* [Source material]
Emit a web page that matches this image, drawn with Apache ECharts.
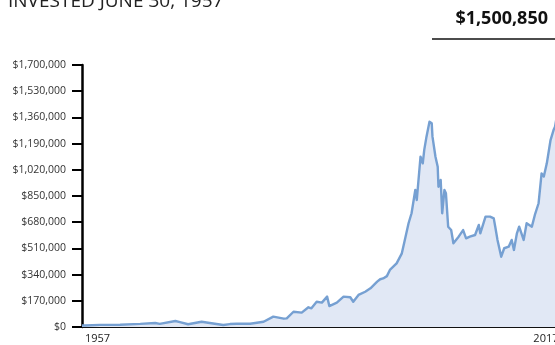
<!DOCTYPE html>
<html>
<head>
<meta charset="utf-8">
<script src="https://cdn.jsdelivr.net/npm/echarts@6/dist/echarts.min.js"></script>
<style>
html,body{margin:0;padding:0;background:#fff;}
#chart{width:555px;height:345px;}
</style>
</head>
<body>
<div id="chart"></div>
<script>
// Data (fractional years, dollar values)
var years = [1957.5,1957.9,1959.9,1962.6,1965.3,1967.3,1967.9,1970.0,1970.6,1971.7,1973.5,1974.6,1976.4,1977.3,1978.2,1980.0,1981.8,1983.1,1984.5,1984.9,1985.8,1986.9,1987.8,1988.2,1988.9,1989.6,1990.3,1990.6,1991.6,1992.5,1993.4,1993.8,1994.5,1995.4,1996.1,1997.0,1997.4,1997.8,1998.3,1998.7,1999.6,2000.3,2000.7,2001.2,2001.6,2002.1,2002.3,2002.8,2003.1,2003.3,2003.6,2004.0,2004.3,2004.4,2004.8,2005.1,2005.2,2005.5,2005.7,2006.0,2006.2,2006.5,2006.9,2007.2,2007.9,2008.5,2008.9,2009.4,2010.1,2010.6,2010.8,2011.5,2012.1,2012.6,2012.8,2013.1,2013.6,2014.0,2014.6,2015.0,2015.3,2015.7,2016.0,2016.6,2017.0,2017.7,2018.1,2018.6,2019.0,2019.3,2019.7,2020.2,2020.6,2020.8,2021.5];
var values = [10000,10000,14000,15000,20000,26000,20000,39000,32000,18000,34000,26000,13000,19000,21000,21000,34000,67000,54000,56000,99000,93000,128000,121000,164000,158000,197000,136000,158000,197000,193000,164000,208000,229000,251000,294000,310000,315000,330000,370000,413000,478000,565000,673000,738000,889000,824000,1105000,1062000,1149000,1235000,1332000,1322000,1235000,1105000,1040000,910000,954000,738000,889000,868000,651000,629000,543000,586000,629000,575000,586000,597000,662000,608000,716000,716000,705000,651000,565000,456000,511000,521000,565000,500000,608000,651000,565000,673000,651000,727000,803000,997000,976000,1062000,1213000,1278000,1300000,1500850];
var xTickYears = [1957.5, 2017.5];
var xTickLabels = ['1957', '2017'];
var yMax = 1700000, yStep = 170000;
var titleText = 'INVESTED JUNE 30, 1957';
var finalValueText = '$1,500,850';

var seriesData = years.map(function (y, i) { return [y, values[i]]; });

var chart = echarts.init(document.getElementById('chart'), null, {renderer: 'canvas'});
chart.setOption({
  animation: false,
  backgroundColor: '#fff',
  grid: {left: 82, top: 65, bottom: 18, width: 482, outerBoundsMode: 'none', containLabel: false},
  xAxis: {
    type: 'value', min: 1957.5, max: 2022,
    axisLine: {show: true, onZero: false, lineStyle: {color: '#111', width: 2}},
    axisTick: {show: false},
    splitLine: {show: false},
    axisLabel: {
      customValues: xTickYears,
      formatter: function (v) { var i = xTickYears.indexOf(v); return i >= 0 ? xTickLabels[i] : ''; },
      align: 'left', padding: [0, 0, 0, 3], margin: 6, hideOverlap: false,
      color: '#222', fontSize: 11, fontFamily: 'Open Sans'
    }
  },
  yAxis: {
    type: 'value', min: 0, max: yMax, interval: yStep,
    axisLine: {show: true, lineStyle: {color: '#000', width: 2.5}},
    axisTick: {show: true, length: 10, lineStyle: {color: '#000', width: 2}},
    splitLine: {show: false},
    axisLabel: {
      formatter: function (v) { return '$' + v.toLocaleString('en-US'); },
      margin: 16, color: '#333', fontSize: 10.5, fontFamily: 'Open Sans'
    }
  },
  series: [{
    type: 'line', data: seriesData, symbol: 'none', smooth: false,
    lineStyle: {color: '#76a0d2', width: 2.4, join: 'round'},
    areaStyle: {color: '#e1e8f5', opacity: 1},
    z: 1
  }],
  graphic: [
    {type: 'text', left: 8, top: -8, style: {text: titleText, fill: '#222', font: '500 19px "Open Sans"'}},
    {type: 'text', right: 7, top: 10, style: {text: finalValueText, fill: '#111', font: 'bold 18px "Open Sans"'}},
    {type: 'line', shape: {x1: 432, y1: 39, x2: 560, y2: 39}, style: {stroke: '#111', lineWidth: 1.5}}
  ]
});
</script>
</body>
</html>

* [Given task]
Repeat the material above verbatim, with no pictures in the output.

* [The output]
Emit a web page that matches this image, drawn with Apache ECharts.
<!DOCTYPE html>
<html>
<head>
<meta charset="utf-8">
<script src="https://cdn.jsdelivr.net/npm/echarts@6/dist/echarts.min.js"></script>
<style>
html,body{margin:0;padding:0;background:#fff;}
#chart{width:555px;height:345px;}
</style>
</head>
<body>
<div id="chart"></div>
<script>
// Data (fractional years, dollar values)
var years = [1957.5,1957.9,1959.9,1962.6,1965.3,1967.3,1967.9,1970.0,1970.6,1971.7,1973.5,1974.6,1976.4,1977.3,1978.2,1980.0,1981.8,1983.1,1984.5,1984.9,1985.8,1986.9,1987.8,1988.2,1988.9,1989.6,1990.3,1990.6,1991.6,1992.5,1993.4,1993.8,1994.5,1995.4,1996.1,1997.0,1997.4,1997.8,1998.3,1998.7,1999.6,2000.3,2000.7,2001.2,2001.6,2002.1,2002.3,2002.8,2003.1,2003.3,2003.6,2004.0,2004.3,2004.4,2004.8,2005.1,2005.2,2005.5,2005.7,2006.0,2006.2,2006.5,2006.9,2007.2,2007.9,2008.5,2008.9,2009.4,2010.1,2010.6,2010.8,2011.5,2012.1,2012.6,2012.8,2013.1,2013.6,2014.0,2014.6,2015.0,2015.3,2015.7,2016.0,2016.6,2017.0,2017.7,2018.1,2018.6,2019.0,2019.3,2019.7,2020.2,2020.6,2020.8,2021.5];
var values = [10000,10000,14000,15000,20000,26000,20000,39000,32000,18000,34000,26000,13000,19000,21000,21000,34000,67000,54000,56000,99000,93000,128000,121000,164000,158000,197000,136000,158000,197000,193000,164000,208000,229000,251000,294000,310000,315000,330000,370000,413000,478000,565000,673000,738000,889000,824000,1105000,1062000,1149000,1235000,1332000,1322000,1235000,1105000,1040000,910000,954000,738000,889000,868000,651000,629000,543000,586000,629000,575000,586000,597000,662000,608000,716000,716000,705000,651000,565000,456000,511000,521000,565000,500000,608000,651000,565000,673000,651000,727000,803000,997000,976000,1062000,1213000,1278000,1300000,1500850];
var xTickYears = [1957.5, 2017.5];
var xTickLabels = ['1957', '2017'];
var yMax = 1700000, yStep = 170000;
var titleText = 'INVESTED JUNE 30, 1957';
var finalValueText = '$1,500,850';

var seriesData = years.map(function (y, i) { return [y, values[i]]; });

var chart = echarts.init(document.getElementById('chart'), null, {renderer: 'canvas'});
chart.setOption({
  animation: false,
  backgroundColor: '#fff',
  grid: {left: 82, top: 65, bottom: 18, width: 482, outerBoundsMode: 'none', containLabel: false},
  xAxis: {
    type: 'value', min: 1957.5, max: 2022,
    axisLine: {show: true, onZero: false, lineStyle: {color: '#111', width: 2}},
    axisTick: {show: false},
    splitLine: {show: false},
    axisLabel: {
      customValues: xTickYears,
      formatter: function (v) { var i = xTickYears.indexOf(v); return i >= 0 ? xTickLabels[i] : ''; },
      align: 'left', padding: [0, 0, 0, 3], margin: 6, hideOverlap: false,
      color: '#222', fontSize: 11, fontFamily: 'Open Sans'
    }
  },
  yAxis: {
    type: 'value', min: 0, max: yMax, interval: yStep,
    axisLine: {show: true, lineStyle: {color: '#000', width: 2.5}},
    axisTick: {show: true, length: 10, lineStyle: {color: '#000', width: 2}},
    splitLine: {show: false},
    axisLabel: {
      formatter: function (v) { return '$' + v.toLocaleString('en-US'); },
      margin: 16, color: '#333', fontSize: 10.5, fontFamily: 'Open Sans'
    }
  },
  series: [{
    type: 'line', data: seriesData, symbol: 'none', smooth: false,
    lineStyle: {color: '#76a0d2', width: 2.4, join: 'round'},
    areaStyle: {color: '#e1e8f5', opacity: 1},
    z: 1
  }],
  graphic: [
    {type: 'text', left: 8, top: -8, style: {text: titleText, fill: '#222', font: '500 19px "Open Sans"'}},
    {type: 'text', right: 7, top: 10, style: {text: finalValueText, fill: '#111', font: 'bold 18px "Open Sans"'}},
    {type: 'line', shape: {x1: 432, y1: 39, x2: 560, y2: 39}, style: {stroke: '#111', lineWidth: 1.5}}
  ]
});
</script>
</body>
</html>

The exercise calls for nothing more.